The Sheriff's Office last week reported that FDLE had found two bad calls by Birks. On Monday, that number had climbed to four.

The double homicide is the most prominent, so far. But it's unclear whether the defendant will get a new trial.

The case was a prosecutor's dream: The suspect's bloody fingerprint was found on the blade of a knife used to murder two women. The evidence helped send Clemente Javier "Shorty" Aguirre to death row last year.

A sheriff's crime-scene analyst told jurors that Birks had identified Aguirre's fingerprint on the chef's knife found near the home of a wheelchair-bound woman and her adult daughter, both found slain.

Mother, daughter slain

Carol Bareis, 68, had been stabbed in the chest and back while still in her wheelchair, and her daughter, Cheryl A. Williams, 47, had been stabbed 129 times June 17, 2004, in their home near Altamonte Springs.

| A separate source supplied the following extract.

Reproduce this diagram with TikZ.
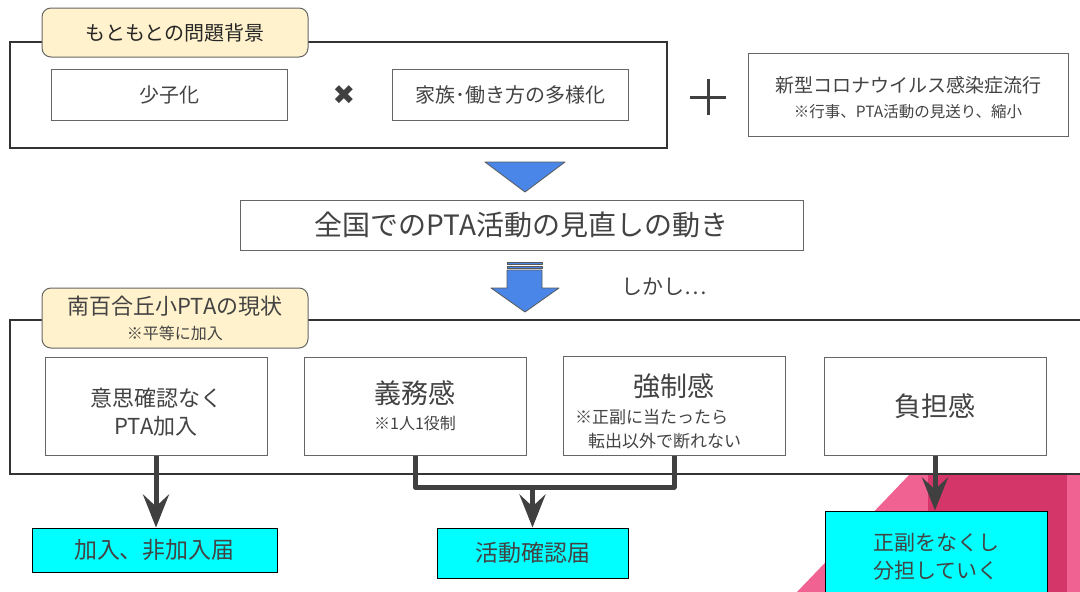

Aguirre, 26, a Honduran immigrant who worked at an Italian restaurant in Lake Mary, lived in a shed next door to the victims. The knife, which had been taken from the restaurant, was found on the ground in his yard.

Jurors convicted him of two counts of murder Feb. 28, 2006, and Circuit Judge O.H. Eaton Jr. sentenced him to the death penalty.

Defense attorney Chris Quarles said Monday that he wants to put the new evidence -- the inconclusive print -- before Eaton and ask for a new trial.

Birks was, he said, "either an incompetent or dishonest . . . examiner."

From the witness stand, Aguirre tried to explain the physical evidence that state experts said tied him to the scene.

He walked into the victims' home after the women were already dead, he told jurors, and got their blood on his clothes because he touched them to see whether they were still alive.

He picked up the knife, which was near one of he bodies, he said."I know I grabbed it. I don't know why I took it," he said in Spanish.

Sheriff's Lt. Dennis Lemma said Monday that FDLE had reworked about 70 of Birks' cases. It will rework more than 200 others, he said, all of those in which Birks' print analysis was the primary reason for an arrest or arrest warrant.

FDLE also will rework any case yet to come to trial in which Birks made a print identification, he said.

There is no evidence, he said, that Birks intentionally misidentified suspects. Sheriff's investigators checking into the problem cases have not questioned her, he said.

The set of mistakes, he said, "obviously is a major concern to the Sheriff's Office." It is working "to ensure that it doesn't happen again."

No clear-cut fingerprint ID

In the Aguirre case and the two bad calls by Birks that were disclosed last week -- a car burglary and an unsolved 2006 homicide in Altamonte Springs -- Birks positively identified prints that FDLE experts later said weren't clear or detailed enough for a clear-cut ID, said Lemma and Chris White, chief prosecutor in the State Attorney's Office in Seminole.

In the fourth case, FDLE concluded that Birks had identified the wrong person as a match, both men said. That burglary case against a juvenile was dropped three years ago, long before the fingerprint problem was discovered, White said.